AT&T has grabbed the hand of a powerful entertainment industry partner, The Chernin Group (TCG), in announcing plans to invest in and launch over-the-top (OTT) video services. In an April 22 announcement, the pair said they have committed $500 million in funding to the venture.
AT&T, in its statement, said the goal of the initiative will be to "invest in advertising and subscription video on demand (VOD) channels as well as streaming services."
Popular OTT video services already running over wireless networks to AT&T-supported handsets include Netflix, Hulu and Amazon's VOD.
"AT&T and The Chernin Group are combining our skill sets to address the growing consumer demand for accessing content how and when they want it," said AT&T Chief Strategy Officer John Stankey.
"Combining our expertise in network infrastructure, mobile, broadband and video with The Chernin Group's management and expertise in content, distribution and monetization models in online video," Stankey continued, "creates the opportunity for us to develop a compelling offering in the OTT space."
TCG owns a majority share of CA Media, which "builds, manages and operates media, entertainment and technology businesses across Asia," said the statement. It also has investments in companies such as Pandora, Flipboard and Crunchyroll—a VOD service that specializes in anime. Peter Chernin, founder of TCG, was formerly the president of Fox.
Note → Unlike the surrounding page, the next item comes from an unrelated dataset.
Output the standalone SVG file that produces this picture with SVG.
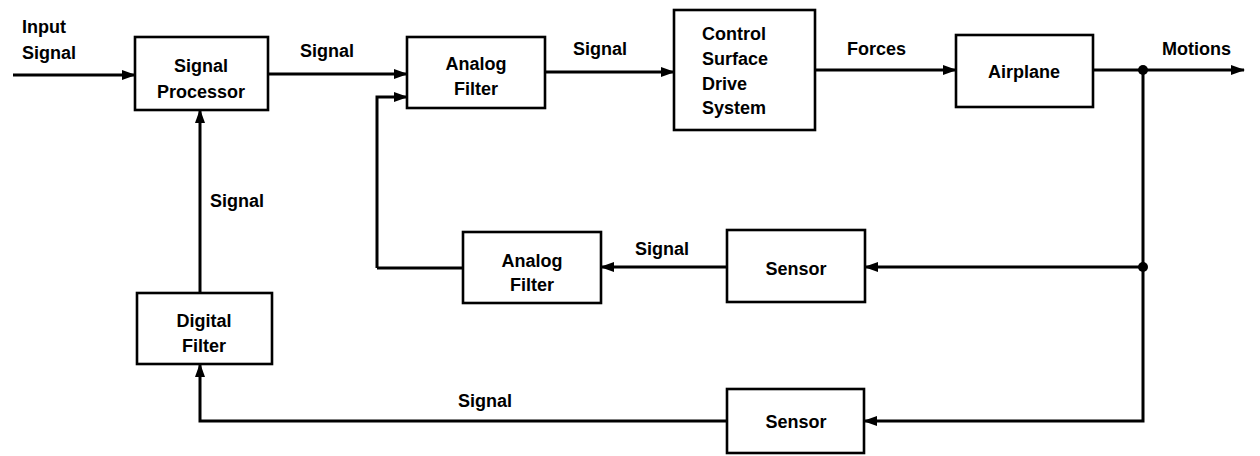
<svg xmlns="http://www.w3.org/2000/svg" width="1260" height="456" viewBox="0 0 1260 456">
<style>
.box{fill:#fff;stroke:#000;stroke-width:2.6}
.ln{fill:none;stroke:#000;stroke-width:3}
text{font-family:"Liberation Sans",Arial,sans-serif;font-weight:bold;font-size:18px;fill:#000}
.c{text-anchor:middle}
</style>
<defs>
<marker id="ah" markerWidth="14" markerHeight="10" refX="13" refY="5" orient="auto" markerUnits="userSpaceOnUse">
<path d="M0,0 L14,5 L0,10 Z" fill="#000"/>
</marker>
</defs>
<rect width="1260" height="456" fill="#fff"/>
<g id="connectors">
<path class="ln" d="M13,75 L135,75" marker-end="url(#ah)"/>
<path class="ln" d="M268,74 L407,74" marker-end="url(#ah)"/>
<path class="ln" d="M377,268 L377,97 L407,97" marker-end="url(#ah)"/>
<path class="ln" d="M545,72 L674,72" marker-end="url(#ah)"/>
<path class="ln" d="M815,70 L956,70" marker-end="url(#ah)"/>
<path class="ln" d="M1093,70 L1244,70" marker-end="url(#ah)"/>
<path class="ln" d="M1143,70 L1143,421 L864,421" marker-end="url(#ah)"/>
<path class="ln" d="M1143,267 L865,267" marker-end="url(#ah)"/>
<path class="ln" d="M727,267 L601,267" marker-end="url(#ah)"/>
<path class="ln" d="M463,268 L377,268"/>
<path class="ln" d="M727,421 L200,421 L200,364" marker-end="url(#ah)"/>
<path class="ln" d="M200,293 L200,110" marker-end="url(#ah)"/>
<circle cx="1143" cy="70" r="5" fill="#000"/>
<circle cx="1143" cy="267" r="5" fill="#000"/>
<text x="22" y="33">Input</text>
<text x="22" y="59">Signal</text>
<text x="300" y="57">Signal</text>
<text x="573" y="55">Signal</text>
<text x="847" y="55">Forces</text>
<text x="1162" y="55">Motions</text>
<text x="210" y="207">Signal</text>
<text x="635" y="255">Signal</text>
<text x="458" y="407">Signal</text>
</g>
<g id="signal-processor">
<rect class="box" x="135" y="37" width="133" height="73"/>
<text class="c" x="201" y="72">Signal</text>
<text class="c" x="201" y="98">Processor</text>
</g>
<g id="analog-filter-1">
<rect class="box" x="407" y="37" width="138" height="71"/>
<text class="c" x="476" y="70">Analog</text>
<text class="c" x="476" y="95">Filter</text>
</g>
<g id="control-surface">
<rect class="box" x="674" y="10" width="141" height="120"/>
<text x="702" y="40">Control</text>
<text x="702" y="65">Surface</text>
<text x="702" y="90">Drive</text>
<text x="702" y="114">System</text>
</g>
<g id="airplane">
<rect class="box" x="956" y="35" width="137" height="72"/>
<text class="c" x="1024" y="78">Airplane</text>
</g>
<g id="analog-filter-2">
<rect class="box" x="463" y="232" width="138" height="71"/>
<text class="c" x="532" y="267">Analog</text>
<text class="c" x="532" y="291">Filter</text>
</g>
<g id="sensor-1">
<rect class="box" x="727" y="230" width="138" height="72"/>
<text class="c" x="796" y="275">Sensor</text>
</g>
<g id="digital-filter">
<rect class="box" x="137" y="293" width="135" height="71"/>
<text class="c" x="204" y="327">Digital</text>
<text class="c" x="204" y="352">Filter</text>
</g>
<g id="sensor-2">
<rect class="box" x="727" y="389" width="137" height="64"/>
<text class="c" x="796" y="428">Sensor</text>
</g>
</svg>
Chernin, in the statement, called online video a "critical part" of TCG's strategy, and said that the deal underscores the pair's "strategic commitment" to behave as operators, investors and programmers.
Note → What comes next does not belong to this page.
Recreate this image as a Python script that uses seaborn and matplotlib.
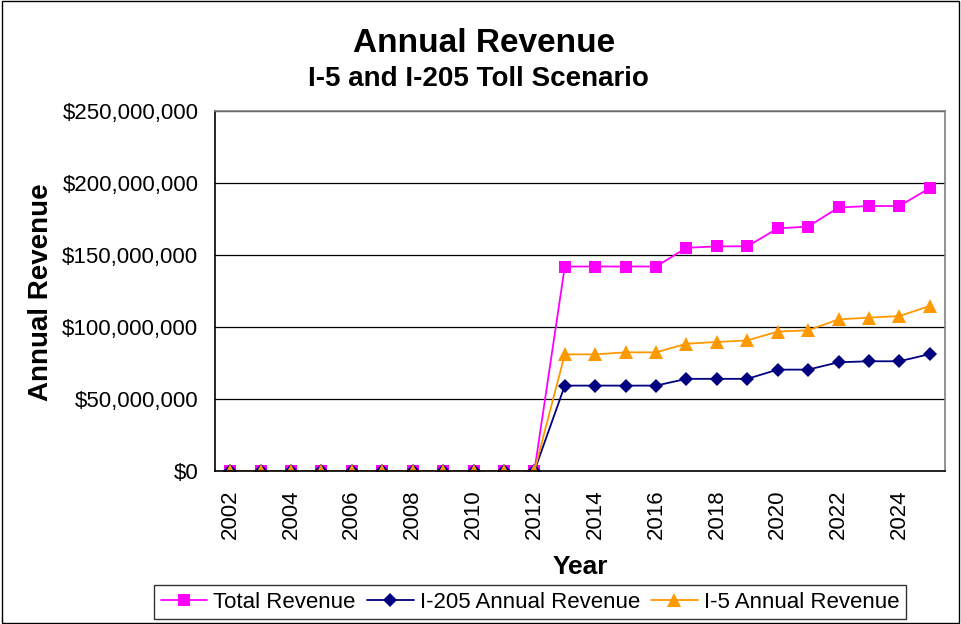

"Consumers are increasingly viewing video content on their phones, tablets, computers, game consoles and connected TVs on mobile and broadband networks," Chernin added. "AT&T's massive reach on those platforms across mobile and broadband, and their commitment to the online video space, make them the perfect fit for this venture with us."
As the smartphone market saturates and competition grows more intense, AT&T's massive reach expands still further. The company has invested in all areas of consumers' mobile lives—and even areas where consumers once didn't expect to be connected.
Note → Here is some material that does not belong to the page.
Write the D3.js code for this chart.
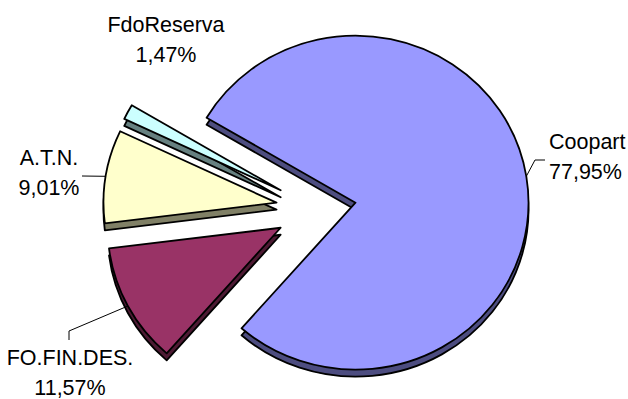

In April 2013, AT&T entered the home security market with the introduction of Digital Life, a service that enables users to lock or unlock doors and view feeds from cameras within the house or on a property via mobile devices. Among other features, users can receive alerts when motion is detected, or program the house to anticipate a family's arrival home, by turning on certain lights, or the coffee maker or heater, at designated times.
AT&T has also made inroads into the connected-car market, announcing deals with automakers, including Volvo, to wirelessly connect vehicles and turn them into hotspots; launching Drive Studio, a garage-meets-developer lab for the connected car ecosystem; and introducing AT&T Drive, a mobile platform for developers.
The wireless carrier has also been putting down high-speed roots. Last year, it deployed a fiber Internet broadband network in Austin, Texas—where Google now also offers fiber services—and on April 21, it offered a road map for the next 100 cities, where it hopes to deploy its U-Verse with GigaPower service.
AT&T and TCG didn't share what entertainment properties they plan to buy, whether they'll develop original content, what the new venture will be called or when it will be available. The financial terms of the agreement were also not disclosed.
AT&T will announce its quarterly earnings results this evening.